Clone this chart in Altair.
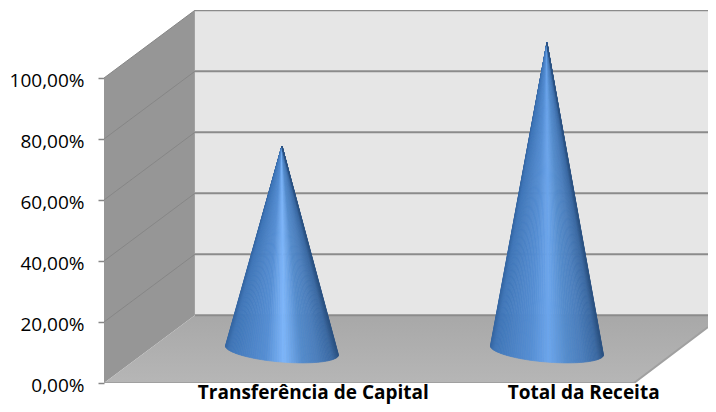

- - - -

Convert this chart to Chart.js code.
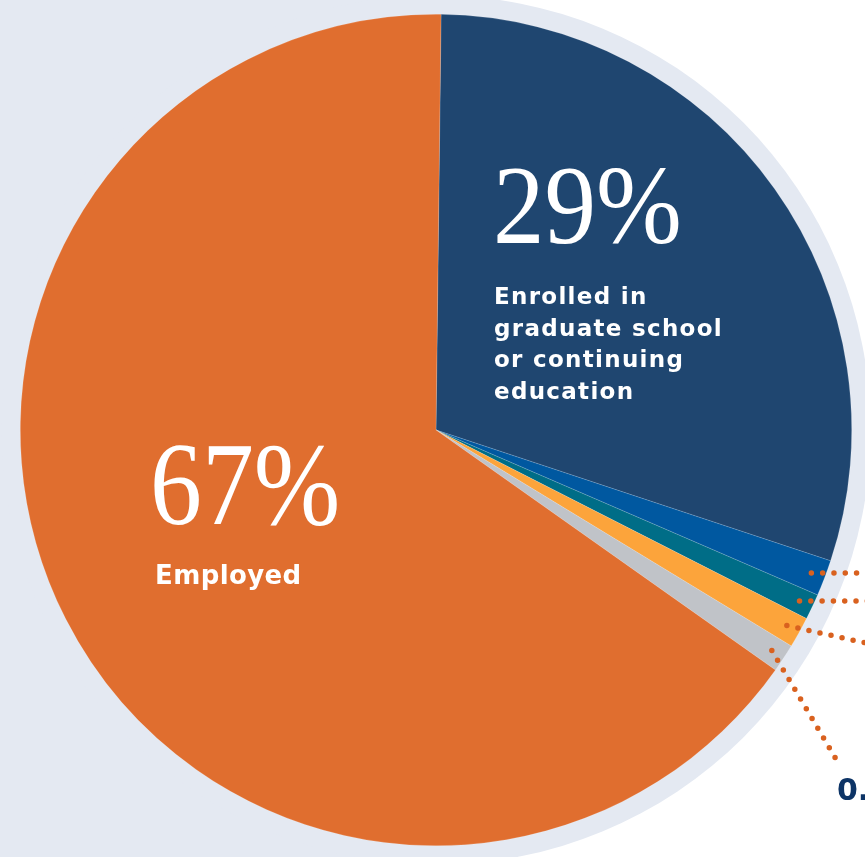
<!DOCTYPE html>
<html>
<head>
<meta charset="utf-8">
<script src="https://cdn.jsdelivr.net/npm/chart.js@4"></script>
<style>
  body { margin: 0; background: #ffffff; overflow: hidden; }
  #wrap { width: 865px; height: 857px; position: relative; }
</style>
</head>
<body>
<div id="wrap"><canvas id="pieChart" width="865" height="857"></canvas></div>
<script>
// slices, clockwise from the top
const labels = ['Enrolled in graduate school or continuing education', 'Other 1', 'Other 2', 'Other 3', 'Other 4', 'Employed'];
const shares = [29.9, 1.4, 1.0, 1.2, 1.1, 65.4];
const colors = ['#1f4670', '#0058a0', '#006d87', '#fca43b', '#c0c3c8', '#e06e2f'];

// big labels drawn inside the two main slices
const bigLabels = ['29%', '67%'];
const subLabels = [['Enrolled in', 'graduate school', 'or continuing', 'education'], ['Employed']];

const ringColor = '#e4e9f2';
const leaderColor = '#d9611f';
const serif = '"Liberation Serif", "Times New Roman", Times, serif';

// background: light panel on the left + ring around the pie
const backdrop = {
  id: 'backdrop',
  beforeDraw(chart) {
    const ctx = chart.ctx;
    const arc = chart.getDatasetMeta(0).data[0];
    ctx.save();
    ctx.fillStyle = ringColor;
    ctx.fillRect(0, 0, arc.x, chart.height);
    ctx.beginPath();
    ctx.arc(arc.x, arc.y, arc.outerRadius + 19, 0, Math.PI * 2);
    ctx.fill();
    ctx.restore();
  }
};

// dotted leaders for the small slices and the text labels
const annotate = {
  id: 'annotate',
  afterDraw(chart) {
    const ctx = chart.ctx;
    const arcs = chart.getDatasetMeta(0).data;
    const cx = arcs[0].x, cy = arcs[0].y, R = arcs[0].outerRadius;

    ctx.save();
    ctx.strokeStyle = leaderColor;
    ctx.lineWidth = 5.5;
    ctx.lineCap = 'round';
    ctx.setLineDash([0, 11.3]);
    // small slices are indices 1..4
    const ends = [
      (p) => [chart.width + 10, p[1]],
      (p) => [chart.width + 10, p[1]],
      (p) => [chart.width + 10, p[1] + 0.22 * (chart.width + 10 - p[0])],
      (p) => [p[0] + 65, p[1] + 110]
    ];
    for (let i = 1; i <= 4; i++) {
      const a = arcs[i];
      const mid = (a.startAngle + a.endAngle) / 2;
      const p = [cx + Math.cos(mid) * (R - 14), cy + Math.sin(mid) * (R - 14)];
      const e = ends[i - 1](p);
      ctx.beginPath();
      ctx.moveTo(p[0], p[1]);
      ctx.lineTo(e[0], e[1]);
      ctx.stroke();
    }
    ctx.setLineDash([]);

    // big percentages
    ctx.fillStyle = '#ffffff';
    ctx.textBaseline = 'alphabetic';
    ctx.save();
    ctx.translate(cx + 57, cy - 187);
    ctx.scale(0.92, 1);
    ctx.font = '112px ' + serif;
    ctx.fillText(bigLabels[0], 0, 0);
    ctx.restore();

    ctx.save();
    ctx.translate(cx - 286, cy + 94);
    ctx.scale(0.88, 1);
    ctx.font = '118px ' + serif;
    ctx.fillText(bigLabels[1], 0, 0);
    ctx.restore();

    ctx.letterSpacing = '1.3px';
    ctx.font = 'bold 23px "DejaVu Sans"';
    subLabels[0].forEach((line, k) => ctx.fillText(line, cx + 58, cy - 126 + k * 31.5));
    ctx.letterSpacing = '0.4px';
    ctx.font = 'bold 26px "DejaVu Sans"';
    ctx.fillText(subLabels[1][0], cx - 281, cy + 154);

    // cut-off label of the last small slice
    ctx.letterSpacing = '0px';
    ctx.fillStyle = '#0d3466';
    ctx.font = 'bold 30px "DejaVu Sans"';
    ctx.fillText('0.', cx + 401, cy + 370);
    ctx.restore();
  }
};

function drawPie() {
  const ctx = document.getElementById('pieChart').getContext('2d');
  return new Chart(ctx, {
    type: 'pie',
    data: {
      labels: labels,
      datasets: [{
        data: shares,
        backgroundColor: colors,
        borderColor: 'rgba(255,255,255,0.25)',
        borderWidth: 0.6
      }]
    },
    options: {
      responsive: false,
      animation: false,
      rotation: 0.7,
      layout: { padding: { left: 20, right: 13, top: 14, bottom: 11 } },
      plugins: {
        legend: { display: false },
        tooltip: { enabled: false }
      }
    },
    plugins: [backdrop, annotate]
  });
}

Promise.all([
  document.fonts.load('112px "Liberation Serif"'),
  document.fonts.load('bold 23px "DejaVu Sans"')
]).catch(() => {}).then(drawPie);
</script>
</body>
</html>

- - - -

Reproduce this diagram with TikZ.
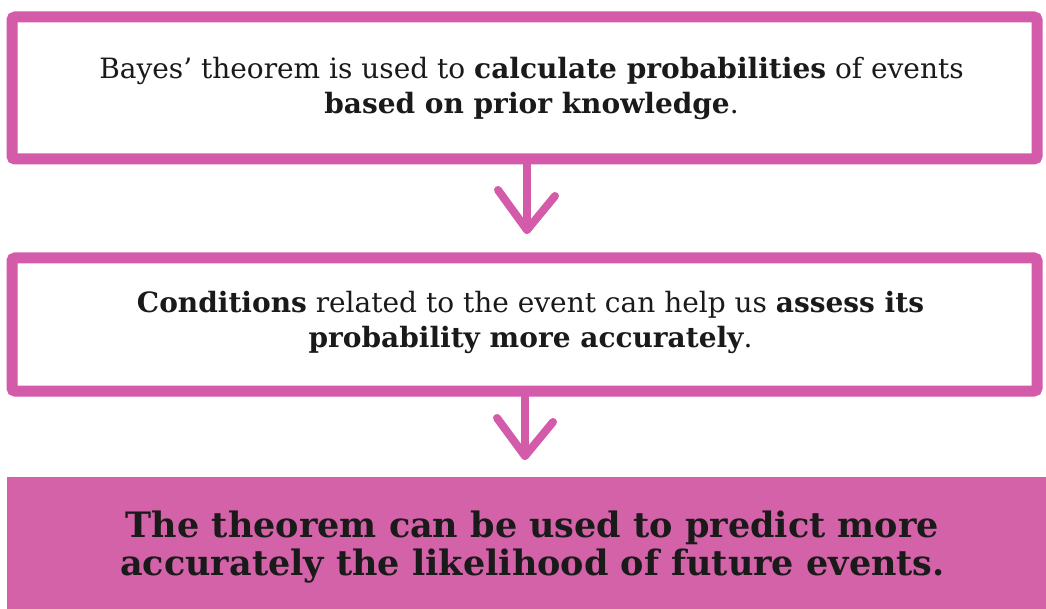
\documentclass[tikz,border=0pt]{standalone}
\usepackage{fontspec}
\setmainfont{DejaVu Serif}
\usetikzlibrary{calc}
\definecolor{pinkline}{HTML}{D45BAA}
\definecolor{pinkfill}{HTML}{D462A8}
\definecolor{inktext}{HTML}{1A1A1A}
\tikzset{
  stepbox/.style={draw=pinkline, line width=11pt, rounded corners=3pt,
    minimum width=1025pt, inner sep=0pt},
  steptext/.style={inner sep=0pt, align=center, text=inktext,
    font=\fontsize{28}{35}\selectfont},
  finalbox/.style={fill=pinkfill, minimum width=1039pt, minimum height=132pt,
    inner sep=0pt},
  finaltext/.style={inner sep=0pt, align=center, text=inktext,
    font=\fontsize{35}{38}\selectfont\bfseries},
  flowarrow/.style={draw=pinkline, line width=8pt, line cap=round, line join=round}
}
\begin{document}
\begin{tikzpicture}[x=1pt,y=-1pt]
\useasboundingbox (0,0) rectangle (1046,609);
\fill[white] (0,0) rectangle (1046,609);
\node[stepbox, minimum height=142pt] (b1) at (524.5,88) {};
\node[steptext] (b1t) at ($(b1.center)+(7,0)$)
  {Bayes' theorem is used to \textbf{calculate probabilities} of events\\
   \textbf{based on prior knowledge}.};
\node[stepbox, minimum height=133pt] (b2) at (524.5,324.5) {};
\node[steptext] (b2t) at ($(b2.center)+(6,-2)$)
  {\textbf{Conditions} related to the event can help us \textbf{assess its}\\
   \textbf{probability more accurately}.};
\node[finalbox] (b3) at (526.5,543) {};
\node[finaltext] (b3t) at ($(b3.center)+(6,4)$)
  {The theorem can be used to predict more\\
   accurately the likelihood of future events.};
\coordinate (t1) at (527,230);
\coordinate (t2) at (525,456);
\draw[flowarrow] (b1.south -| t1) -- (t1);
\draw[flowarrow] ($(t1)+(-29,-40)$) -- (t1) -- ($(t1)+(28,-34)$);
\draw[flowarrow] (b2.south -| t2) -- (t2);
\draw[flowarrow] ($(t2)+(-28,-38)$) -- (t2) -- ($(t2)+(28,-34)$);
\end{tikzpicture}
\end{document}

- - - -

Short exercise ->
Look through the data above. Copy every line with the string "this" in it.

Response ->
Clone this chart in Altair.
Convert this chart to Chart.js code.
Reproduce this diagram with TikZ.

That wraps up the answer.